#### TASK DETAILS:
From the first line of the data below through the line holding "const xTitle = 'Number of respondents';", output each line exactly and leave the pictures out.

++++++++++

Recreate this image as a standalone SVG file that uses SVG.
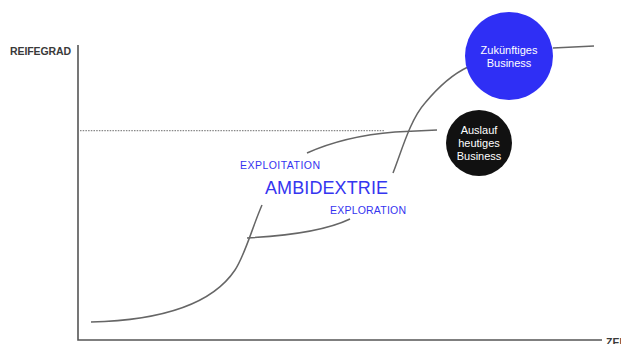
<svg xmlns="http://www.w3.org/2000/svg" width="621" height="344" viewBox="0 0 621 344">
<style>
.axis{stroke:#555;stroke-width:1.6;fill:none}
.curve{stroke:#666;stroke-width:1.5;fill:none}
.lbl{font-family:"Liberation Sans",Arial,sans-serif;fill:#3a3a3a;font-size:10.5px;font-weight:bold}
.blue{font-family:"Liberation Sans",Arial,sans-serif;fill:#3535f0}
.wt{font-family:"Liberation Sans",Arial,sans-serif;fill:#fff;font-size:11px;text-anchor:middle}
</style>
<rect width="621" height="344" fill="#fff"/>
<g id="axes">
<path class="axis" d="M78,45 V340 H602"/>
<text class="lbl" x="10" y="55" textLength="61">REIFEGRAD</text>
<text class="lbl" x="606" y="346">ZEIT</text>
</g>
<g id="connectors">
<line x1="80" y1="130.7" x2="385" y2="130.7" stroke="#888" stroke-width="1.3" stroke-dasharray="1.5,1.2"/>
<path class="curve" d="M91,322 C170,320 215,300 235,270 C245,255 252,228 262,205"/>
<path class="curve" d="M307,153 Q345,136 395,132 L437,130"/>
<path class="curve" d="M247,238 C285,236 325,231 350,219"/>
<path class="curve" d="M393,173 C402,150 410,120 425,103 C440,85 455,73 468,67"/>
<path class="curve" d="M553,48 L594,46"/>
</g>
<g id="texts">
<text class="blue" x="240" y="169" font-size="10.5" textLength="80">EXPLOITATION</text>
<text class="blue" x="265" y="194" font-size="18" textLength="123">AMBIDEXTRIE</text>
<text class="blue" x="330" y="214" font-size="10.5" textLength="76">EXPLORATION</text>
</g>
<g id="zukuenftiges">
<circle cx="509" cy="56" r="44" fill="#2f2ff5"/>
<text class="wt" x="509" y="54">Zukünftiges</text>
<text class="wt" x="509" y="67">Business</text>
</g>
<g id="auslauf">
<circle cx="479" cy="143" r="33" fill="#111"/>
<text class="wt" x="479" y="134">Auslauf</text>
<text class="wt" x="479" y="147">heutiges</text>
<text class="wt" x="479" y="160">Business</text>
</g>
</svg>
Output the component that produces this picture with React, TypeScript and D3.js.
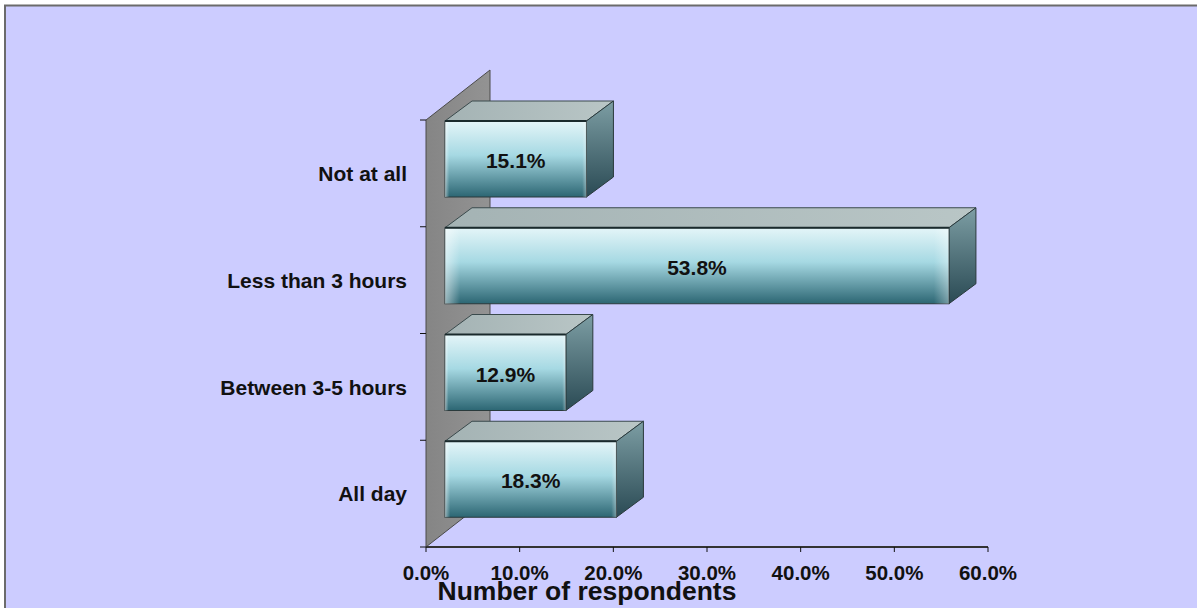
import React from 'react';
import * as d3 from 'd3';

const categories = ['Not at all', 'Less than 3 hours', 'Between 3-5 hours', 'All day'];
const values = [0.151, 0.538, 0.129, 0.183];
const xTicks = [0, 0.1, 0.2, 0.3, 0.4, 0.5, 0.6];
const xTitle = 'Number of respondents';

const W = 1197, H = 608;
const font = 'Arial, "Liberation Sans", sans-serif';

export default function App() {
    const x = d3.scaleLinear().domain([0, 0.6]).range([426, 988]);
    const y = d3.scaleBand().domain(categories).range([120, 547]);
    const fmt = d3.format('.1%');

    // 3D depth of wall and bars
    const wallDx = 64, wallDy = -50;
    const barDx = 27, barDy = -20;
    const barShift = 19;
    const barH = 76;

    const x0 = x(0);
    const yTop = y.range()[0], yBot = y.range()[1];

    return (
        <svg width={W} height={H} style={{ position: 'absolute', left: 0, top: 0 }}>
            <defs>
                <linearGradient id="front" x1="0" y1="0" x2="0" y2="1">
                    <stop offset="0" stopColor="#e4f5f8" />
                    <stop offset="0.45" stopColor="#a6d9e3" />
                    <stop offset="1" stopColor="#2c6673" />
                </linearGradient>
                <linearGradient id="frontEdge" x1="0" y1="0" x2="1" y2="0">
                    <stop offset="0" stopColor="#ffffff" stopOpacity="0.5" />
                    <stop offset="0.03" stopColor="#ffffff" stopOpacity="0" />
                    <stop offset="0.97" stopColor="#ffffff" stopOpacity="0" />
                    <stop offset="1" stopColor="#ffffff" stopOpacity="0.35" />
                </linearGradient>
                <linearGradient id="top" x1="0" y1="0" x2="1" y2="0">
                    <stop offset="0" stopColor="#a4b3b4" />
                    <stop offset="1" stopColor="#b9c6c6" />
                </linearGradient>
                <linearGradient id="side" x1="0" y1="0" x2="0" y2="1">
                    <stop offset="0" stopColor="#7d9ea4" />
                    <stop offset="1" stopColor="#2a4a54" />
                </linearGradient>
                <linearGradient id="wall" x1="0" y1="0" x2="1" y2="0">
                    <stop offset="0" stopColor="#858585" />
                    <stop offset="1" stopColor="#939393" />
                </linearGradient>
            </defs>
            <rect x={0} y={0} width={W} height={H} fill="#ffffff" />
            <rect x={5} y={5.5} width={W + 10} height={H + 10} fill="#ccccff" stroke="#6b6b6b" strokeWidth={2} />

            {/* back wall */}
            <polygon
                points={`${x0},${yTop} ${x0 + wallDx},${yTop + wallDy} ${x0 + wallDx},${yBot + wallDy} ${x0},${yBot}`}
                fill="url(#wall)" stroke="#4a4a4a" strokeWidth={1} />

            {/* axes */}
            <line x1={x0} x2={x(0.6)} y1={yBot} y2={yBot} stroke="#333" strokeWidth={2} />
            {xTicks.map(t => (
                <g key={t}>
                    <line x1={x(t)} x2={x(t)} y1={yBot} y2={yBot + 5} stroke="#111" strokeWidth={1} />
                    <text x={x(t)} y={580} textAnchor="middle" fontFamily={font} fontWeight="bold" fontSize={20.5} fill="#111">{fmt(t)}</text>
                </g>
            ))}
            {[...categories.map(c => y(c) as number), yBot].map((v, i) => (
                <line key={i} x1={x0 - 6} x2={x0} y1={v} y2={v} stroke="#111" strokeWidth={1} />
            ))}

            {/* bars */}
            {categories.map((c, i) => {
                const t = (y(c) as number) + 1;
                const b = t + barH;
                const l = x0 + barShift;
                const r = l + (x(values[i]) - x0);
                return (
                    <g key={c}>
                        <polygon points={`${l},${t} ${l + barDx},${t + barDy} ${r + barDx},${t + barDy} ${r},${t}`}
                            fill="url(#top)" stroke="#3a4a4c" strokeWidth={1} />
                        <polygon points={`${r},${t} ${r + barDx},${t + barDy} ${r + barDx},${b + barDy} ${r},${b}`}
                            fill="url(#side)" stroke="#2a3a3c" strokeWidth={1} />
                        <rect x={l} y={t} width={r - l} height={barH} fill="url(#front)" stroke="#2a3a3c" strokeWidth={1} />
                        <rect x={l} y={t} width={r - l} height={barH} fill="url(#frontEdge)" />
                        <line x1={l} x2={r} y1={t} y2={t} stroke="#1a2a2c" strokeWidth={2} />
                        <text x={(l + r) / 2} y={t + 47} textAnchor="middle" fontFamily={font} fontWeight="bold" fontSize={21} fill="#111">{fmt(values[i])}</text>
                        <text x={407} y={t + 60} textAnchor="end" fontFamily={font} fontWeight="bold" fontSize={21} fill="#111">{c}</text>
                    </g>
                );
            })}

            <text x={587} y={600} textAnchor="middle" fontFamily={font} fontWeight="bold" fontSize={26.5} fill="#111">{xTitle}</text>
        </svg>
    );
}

++++++++++

#### RESULT:
Recreate this image as a standalone SVG file that uses SVG.
<svg xmlns="http://www.w3.org/2000/svg" width="621" height="344" viewBox="0 0 621 344">
<style>
.axis{stroke:#555;stroke-width:1.6;fill:none}
.curve{stroke:#666;stroke-width:1.5;fill:none}
.lbl{font-family:"Liberation Sans",Arial,sans-serif;fill:#3a3a3a;font-size:10.5px;font-weight:bold}
.blue{font-family:"Liberation Sans",Arial,sans-serif;fill:#3535f0}
.wt{font-family:"Liberation Sans",Arial,sans-serif;fill:#fff;font-size:11px;text-anchor:middle}
</style>
<rect width="621" height="344" fill="#fff"/>
<g id="axes">
<path class="axis" d="M78,45 V340 H602"/>
<text class="lbl" x="10" y="55" textLength="61">REIFEGRAD</text>
<text class="lbl" x="606" y="346">ZEIT</text>
</g>
<g id="connectors">
<line x1="80" y1="130.7" x2="385" y2="130.7" stroke="#888" stroke-width="1.3" stroke-dasharray="1.5,1.2"/>
<path class="curve" d="M91,322 C170,320 215,300 235,270 C245,255 252,228 262,205"/>
<path class="curve" d="M307,153 Q345,136 395,132 L437,130"/>
<path class="curve" d="M247,238 C285,236 325,231 350,219"/>
<path class="curve" d="M393,173 C402,150 410,120 425,103 C440,85 455,73 468,67"/>
<path class="curve" d="M553,48 L594,46"/>
</g>
<g id="texts">
<text class="blue" x="240" y="169" font-size="10.5" textLength="80">EXPLOITATION</text>
<text class="blue" x="265" y="194" font-size="18" textLength="123">AMBIDEXTRIE</text>
<text class="blue" x="330" y="214" font-size="10.5" textLength="76">EXPLORATION</text>
</g>
<g id="zukuenftiges">
<circle cx="509" cy="56" r="44" fill="#2f2ff5"/>
<text class="wt" x="509" y="54">Zukünftiges</text>
<text class="wt" x="509" y="67">Business</text>
</g>
<g id="auslauf">
<circle cx="479" cy="143" r="33" fill="#111"/>
<text class="wt" x="479" y="134">Auslauf</text>
<text class="wt" x="479" y="147">heutiges</text>
<text class="wt" x="479" y="160">Business</text>
</g>
</svg>
Output the component that produces this picture with React, TypeScript and D3.js.
import React from 'react';
import * as d3 from 'd3';

const categories = ['Not at all', 'Less than 3 hours', 'Between 3-5 hours', 'All day'];
const values = [0.151, 0.538, 0.129, 0.183];
const xTicks = [0, 0.1, 0.2, 0.3, 0.4, 0.5, 0.6];
const xTitle = 'Number of respondents';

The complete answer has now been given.